The editorial is informative as to how the House Speaker became second in line, how the law was changed to place cabinet members in line to replace the president and then changed back again:
The original succession law, passed in 1792, designated only two people after the vice president: the president pro tempore of the Senate and the speaker of the House. In case either took over, a special election would be held to choose a new president. Why those two officials, and not someone from the executive branch — say, a member of the president’s cabinet? Because of raw politics: The secretary of state at the time was Thomas Jefferson, a prominent critic of the Washington administration, and the Federalists in charge of Congress weren’t about to hand him a potential pass to the White House.
Consider what happened in 1868, when a Republican-led House of Representatives impeached President Andrew Johnson. In the Senate trial, one of Johnson’s most outspoken critics was Ben Wade, a Republican who also happened to be the president pro tempore. Wade voted to convict, along with 34 of his colleagues, one vote shy of the two-thirds majority necessary to remove Johnson from office. The vice presidency was vacant at the time, which meant Wade was effectively voting to make himself the president.
The editorial explains that the succession law was changed from the Speaker and Senate President Pro Tempore in 1886 to make cabinet members in line to succeed — an “arrangement that lasted 60 years.”
President Harry Truman argued that the law should be changed back to it’s original state because members of the House and Senate are elected by the people and not appointed by the president. That is still the law today.
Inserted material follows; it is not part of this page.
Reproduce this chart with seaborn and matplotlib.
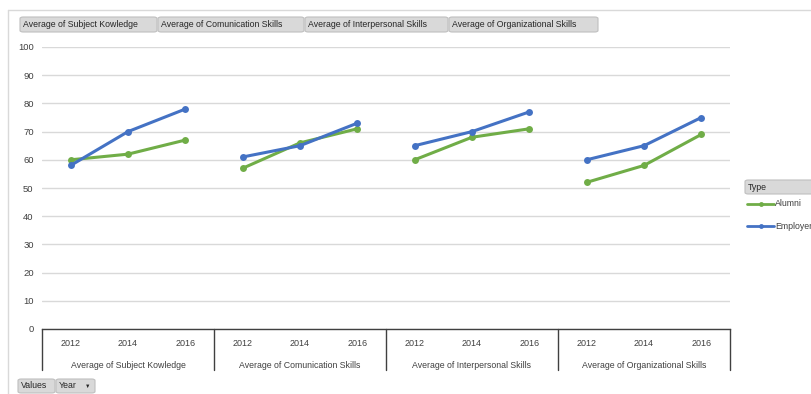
import numpy as np
import pandas as pd
import matplotlib
matplotlib.use("Agg")
import matplotlib.pyplot as plt
from matplotlib.patches import FancyBboxPatch
import seaborn as sns

# data
skills = ["Average of Subject Kowledge", "Average of Comunication Skills",
          "Average of Interpersonal Skills", "Average of Organizational Skills"]
years = ["2012", "2014", "2016"]
alumni = [[60, 62, 67], [57, 66, 71], [60, 68, 71], [52, 58, 69]]
employer = [[58, 70, 78], [61, 65, 73], [65, 70, 77], [60, 65, 75]]
types = ["Alumni", "Employer"]
yticks = [0, 10, 20, 30, 40, 50, 60, 70, 80, 90, 100]

GREEN = "#70AD47"
BLUE = "#4472C4"
TXT = "#404040"
W, H = 811, 394

rows = []
for g, skill in enumerate(skills):
    for i, yr in enumerate(years):
        pos = g * len(years) + i
        rows.append(dict(Skill=skill, Year=yr, pos=pos, Type="Alumni", value=alumni[g][i]))
        rows.append(dict(Skill=skill, Year=yr, pos=pos, Type="Employer", value=employer[g][i]))
df = pd.DataFrame(rows)

sns.set_style("white")
plt.rcParams["font.family"] = ["Liberation Sans", "DejaVu Sans"]

fig = plt.figure(figsize=(W / 100, H / 100), dpi=100)


def fx(x):
    return x / W


def fy(y):
    return 1 - y / H


ax = fig.add_axes([fx(42), fy(329), fx(730) - fx(42), fy(47) - fy(329)])
sns.lineplot(data=df, x="pos", y="value", hue="Type", units="Skill", estimator=None,
             palette={"Alumni": GREEN, "Employer": BLUE}, marker="o", markersize=5,
             markeredgewidth=0, linewidth=2.2, legend=False, ax=ax, zorder=3)

ax.set_xlim(-0.5, len(skills) * len(years) - 0.5)
ax.set_ylim(0, 100)
ax.set_yticks(yticks)
ax.set_xticks([])
ax.yaxis.grid(True, color="#d9d9d9", linewidth=1)
for s in ["top", "right", "left"]:
    ax.spines[s].set_visible(False)
ax.spines["bottom"].set_color("#404040")
ax.spines["bottom"].set_linewidth(1)
ax.tick_params(axis="y", length=0, labelsize=6.8, labelcolor=TXT, pad=6)
ax.set_xlabel("")
ax.set_ylabel("")

# category axis table
trans = ax.get_xaxis_transform()
n = len(years)
for g, skill in enumerate(skills):
    ax.plot([g * n - 0.5, g * n - 0.5], [0, -0.145], transform=trans, color="#404040",
            linewidth=1, clip_on=False)
    for i, yr in enumerate(years):
        ax.text(g * n + i, -0.05, yr, transform=trans, ha="center", va="center",
                fontsize=6.5, color=TXT)
    ax.text(g * n + 1, -0.128, skill, transform=trans, ha="center", va="center",
            fontsize=6.3, color=TXT)
ax.plot([len(skills) * n - 0.5] * 2, [0, -0.145], transform=trans, color="#404040",
        linewidth=1, clip_on=False)

# chart frame
fig.add_artist(plt.Line2D([fx(8), fx(811)], [fy(10), fy(10)], color="#d9d9d9", linewidth=1))
fig.add_artist(plt.Line2D([fx(8), fx(8)], [fy(10), fy(394)], color="#d9d9d9", linewidth=1))


def button(x0, x1, y0, y1, label, arrow=False):
    box = FancyBboxPatch((fx(x0), fy(y1)), fx(x1) - fx(x0), fy(y0) - fy(y1),
                         boxstyle="round,pad=0,rounding_size=0.004",
                         facecolor="#d9d9d9", edgecolor="#bfbfbf", linewidth=0.8,
                         transform=fig.transFigure)
    fig.add_artist(box)
    fig.text(fx(x0 + 3), fy((y0 + y1) / 2), label, ha="left", va="center",
             fontsize=6.3, color="#262626")
    if arrow:
        fig.text(fx(x1 - 5), fy((y0 + y1) / 2), "\u25bc", ha="right", va="center",
                 fontsize=4, color="#262626")


tops = [(20, 157), (158, 304), (305, 448), (449, 598)]
for (x0, x1), skill in zip(tops, skills):
    button(x0, x1, 17, 32, skill)
button(18, 55, 379, 393, "Values")
button(56, 95, 379, 393, "Year", arrow=True)
button(745, 815, 180, 194, "Type")

# legend
for label, color, y in [("Alumni", GREEN, 204), ("Employer", BLUE, 226)]:
    fig.add_artist(plt.Line2D([fx(747), fx(774)], [fy(y), fy(y)], color=color, linewidth=2))
    fig.add_artist(plt.Line2D([fx(760.5)], [fy(y)], color=color, marker="o", markersize=3.5,
                              markeredgewidth=0))
    fig.text(fx(775), fy(y), label, ha="left", va="center", fontsize=6.3, color=TXT)

fig.savefig("out.png", dpi=100)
The editorial lays out another reason there should never be a President Pelosi:
Don’t the American people choose presidents largely because of their parties? Yes, they do, which is why the prospect of Ms. Pelosi, the veteran San Francisco Democrat, sitting behind the Resolute Desk in the middle of a Republican administration should trouble anyone who values stability and democratic legitimacy.
And it also depends on what “elected” means.
“Donald Trump won his office with about 63 million votes nationwide; Nancy Pelosi won hers with fewer than 300,000,” the editorial said.
And, “Cabinet members, on the other hand, are handpicked by the president and confirmed by the Senate, which makes them more like a vice president than a member of Congress.
So, the editorial concludes, the law should be changed “tomorrow:”
There are many intractable problems in American politics, but the presidential succession law isn’t one of the. Congress can and should pass a law tomorrow removing legislators from the line, and replacing them with cabinet members, including the secretary of state, the secretary of defense and the attorney general.
“Donald Trump’s fate should be decided based on what he has done, not on who might replace him,” the editorial said.